Copy everything in the data below exactly except the pictures.

▸ **SUPPLIED DATA**
____

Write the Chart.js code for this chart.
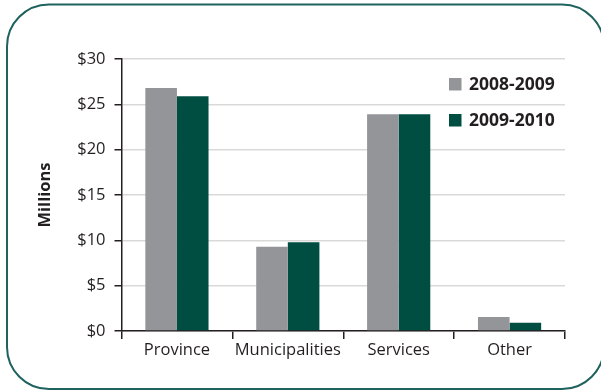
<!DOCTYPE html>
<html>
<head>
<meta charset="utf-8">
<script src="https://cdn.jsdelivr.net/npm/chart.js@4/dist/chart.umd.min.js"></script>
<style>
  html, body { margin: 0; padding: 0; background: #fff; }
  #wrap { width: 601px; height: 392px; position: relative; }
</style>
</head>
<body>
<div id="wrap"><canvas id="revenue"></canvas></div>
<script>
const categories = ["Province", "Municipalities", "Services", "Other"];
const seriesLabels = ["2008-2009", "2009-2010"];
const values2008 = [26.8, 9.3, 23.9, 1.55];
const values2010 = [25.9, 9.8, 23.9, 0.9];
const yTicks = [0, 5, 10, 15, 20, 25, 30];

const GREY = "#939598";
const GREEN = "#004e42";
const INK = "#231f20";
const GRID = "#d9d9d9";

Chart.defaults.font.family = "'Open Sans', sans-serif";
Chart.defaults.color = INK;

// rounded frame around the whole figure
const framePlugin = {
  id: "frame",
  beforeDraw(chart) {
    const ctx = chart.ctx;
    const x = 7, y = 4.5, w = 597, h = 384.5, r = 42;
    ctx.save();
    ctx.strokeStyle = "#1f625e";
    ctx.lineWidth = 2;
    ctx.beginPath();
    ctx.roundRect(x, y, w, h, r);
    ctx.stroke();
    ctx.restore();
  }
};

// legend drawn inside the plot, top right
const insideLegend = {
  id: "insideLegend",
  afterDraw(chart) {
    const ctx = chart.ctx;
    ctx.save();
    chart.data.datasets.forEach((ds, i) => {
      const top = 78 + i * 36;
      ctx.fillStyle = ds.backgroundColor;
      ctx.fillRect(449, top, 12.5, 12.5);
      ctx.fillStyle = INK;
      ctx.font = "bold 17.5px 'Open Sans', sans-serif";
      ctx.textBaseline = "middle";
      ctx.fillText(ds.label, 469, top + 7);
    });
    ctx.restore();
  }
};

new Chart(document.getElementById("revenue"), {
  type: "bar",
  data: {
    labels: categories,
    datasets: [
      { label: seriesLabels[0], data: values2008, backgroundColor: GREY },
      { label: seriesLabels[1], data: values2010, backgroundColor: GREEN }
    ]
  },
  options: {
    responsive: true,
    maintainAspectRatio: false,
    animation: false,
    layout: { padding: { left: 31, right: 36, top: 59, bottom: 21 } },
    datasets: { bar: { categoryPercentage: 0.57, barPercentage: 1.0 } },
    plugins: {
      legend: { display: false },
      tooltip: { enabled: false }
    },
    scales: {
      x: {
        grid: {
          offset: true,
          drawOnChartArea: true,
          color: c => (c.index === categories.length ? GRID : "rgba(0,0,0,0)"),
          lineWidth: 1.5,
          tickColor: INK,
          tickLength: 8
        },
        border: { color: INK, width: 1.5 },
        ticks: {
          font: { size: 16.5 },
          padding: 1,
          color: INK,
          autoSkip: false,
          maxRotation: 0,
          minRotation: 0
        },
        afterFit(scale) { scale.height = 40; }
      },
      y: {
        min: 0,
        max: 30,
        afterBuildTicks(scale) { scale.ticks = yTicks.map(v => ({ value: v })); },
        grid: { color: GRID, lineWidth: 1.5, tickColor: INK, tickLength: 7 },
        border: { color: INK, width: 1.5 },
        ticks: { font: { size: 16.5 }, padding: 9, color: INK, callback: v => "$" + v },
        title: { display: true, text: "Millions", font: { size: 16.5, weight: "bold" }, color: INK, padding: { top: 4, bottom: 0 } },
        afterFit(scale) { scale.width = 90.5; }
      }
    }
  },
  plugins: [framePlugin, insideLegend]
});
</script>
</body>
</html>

____

▸ **FINISHED ANSWER**
Write the Chart.js code for this chart.
<!DOCTYPE html>
<html>
<head>
<meta charset="utf-8">
<script src="https://cdn.jsdelivr.net/npm/chart.js@4/dist/chart.umd.min.js"></script>
<style>
  html, body { margin: 0; padding: 0; background: #fff; }
  #wrap { width: 601px; height: 392px; position: relative; }
</style>
</head>
<body>
<div id="wrap"><canvas id="revenue"></canvas></div>
<script>
const categories = ["Province", "Municipalities", "Services", "Other"];
const seriesLabels = ["2008-2009", "2009-2010"];
const values2008 = [26.8, 9.3, 23.9, 1.55];
const values2010 = [25.9, 9.8, 23.9, 0.9];
const yTicks = [0, 5, 10, 15, 20, 25, 30];

const GREY = "#939598";
const GREEN = "#004e42";
const INK = "#231f20";
const GRID = "#d9d9d9";

Chart.defaults.font.family = "'Open Sans', sans-serif";
Chart.defaults.color = INK;

// rounded frame around the whole figure
const framePlugin = {
  id: "frame",
  beforeDraw(chart) {
    const ctx = chart.ctx;
    const x = 7, y = 4.5, w = 597, h = 384.5, r = 42;
    ctx.save();
    ctx.strokeStyle = "#1f625e";
    ctx.lineWidth = 2;
    ctx.beginPath();
    ctx.roundRect(x, y, w, h, r);
    ctx.stroke();
    ctx.restore();
  }
};

// legend drawn inside the plot, top right
const insideLegend = {
  id: "insideLegend",
  afterDraw(chart) {
    const ctx = chart.ctx;
    ctx.save();
    chart.data.datasets.forEach((ds, i) => {
      const top = 78 + i * 36;
      ctx.fillStyle = ds.backgroundColor;
      ctx.fillRect(449, top, 12.5, 12.5);
      ctx.fillStyle = INK;
      ctx.font = "bold 17.5px 'Open Sans', sans-serif";
      ctx.textBaseline = "middle";
      ctx.fillText(ds.label, 469, top + 7);
    });
    ctx.restore();
  }
};

new Chart(document.getElementById("revenue"), {
  type: "bar",
  data: {
    labels: categories,
    datasets: [
      { label: seriesLabels[0], data: values2008, backgroundColor: GREY },
      { label: seriesLabels[1], data: values2010, backgroundColor: GREEN }
    ]
  },
  options: {
    responsive: true,
    maintainAspectRatio: false,
    animation: false,
    layout: { padding: { left: 31, right: 36, top: 59, bottom: 21 } },
    datasets: { bar: { categoryPercentage: 0.57, barPercentage: 1.0 } },
    plugins: {
      legend: { display: false },
      tooltip: { enabled: false }
    },
    scales: {
      x: {
        grid: {
          offset: true,
          drawOnChartArea: true,
          color: c => (c.index === categories.length ? GRID : "rgba(0,0,0,0)"),
          lineWidth: 1.5,
          tickColor: INK,
          tickLength: 8
        },
        border: { color: INK, width: 1.5 },
        ticks: {
          font: { size: 16.5 },
          padding: 1,
          color: INK,
          autoSkip: false,
          maxRotation: 0,
          minRotation: 0
        },
        afterFit(scale) { scale.height = 40; }
      },
      y: {
        min: 0,
        max: 30,
        afterBuildTicks(scale) { scale.ticks = yTicks.map(v => ({ value: v })); },
        grid: { color: GRID, lineWidth: 1.5, tickColor: INK, tickLength: 7 },
        border: { color: INK, width: 1.5 },
        ticks: { font: { size: 16.5 }, padding: 9, color: INK, callback: v => "$" + v },
        title: { display: true, text: "Millions", font: { size: 16.5, weight: "bold" }, color: INK, padding: { top: 4, bottom: 0 } },
        afterFit(scale) { scale.width = 90.5; }
      }
    }
  },
  plugins: [framePlugin, insideLegend]
});
</script>
</body>
</html>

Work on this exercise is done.